Persistent downside momentum as all indicators confirm seller dominance
The pair trades below the SMA-20 (COL$4,378.87), SMA-50 (COL$4,354.53), and SMA-200 (COL$4,443.98) averages, indicating persistent downside momentum across all major timeframes. Immediate resistance is found at the Ichimoku Kijun level of COL$4,357.51. Momentum indicators confirm a weak trend: MACD is neutral but negative, ADX remains low, and RSI (32.74), Stoch RSI (0.00), and CCI (–226.46) all show oversold conditions. Strongly negative BBP and AO reinforce the sellers' dominance in intraday movements.
Sideways trading expected amid low bullish breakout odds
In the near term, EUR/COP is expected to fluctuate between COL$4,200 and COL$4,375, consistent with typical volatility around current levels. The probability of a bounce above resistance at COL$4,357.51 is very low (under 20%), while the chance of further declines remains high. The baseline scenario is for the pair to oscillate sideways within this range. A bullish move would require a breakout above COL$4,357.51, whereas a drop below COL$4,200 could open further downside.

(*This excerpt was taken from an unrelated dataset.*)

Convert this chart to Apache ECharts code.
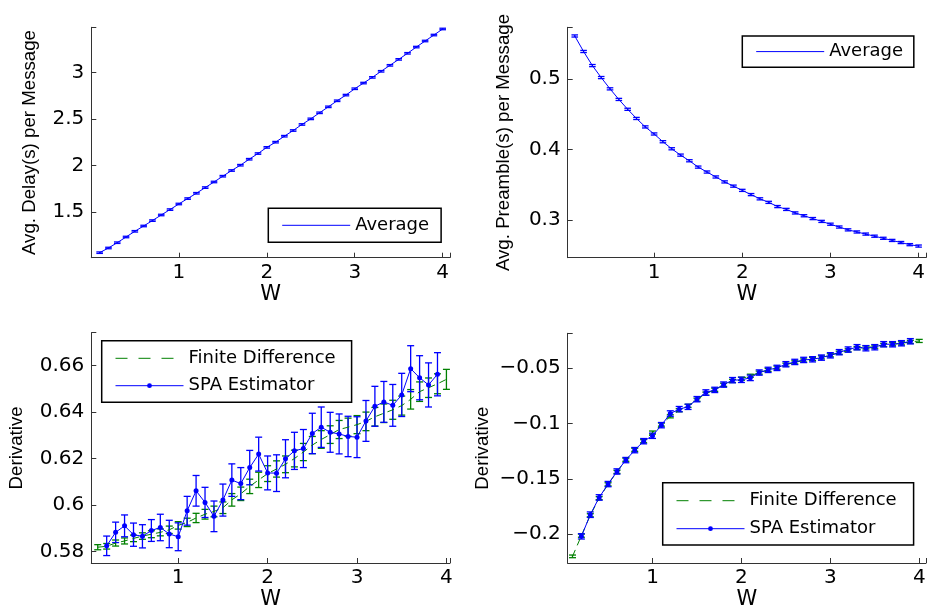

Last time, analysts noted that EUR/COP remains under persistent bearish pressure, trading below key moving averages and encountering resistance near the Ichimoku Kijun while no clear support level has formed within the current range. Momentum indicators, including RSI and MACD, signal oversold and weak upside conditions, suggesting further downside risk unless a sustained move above immediate resistance occurs.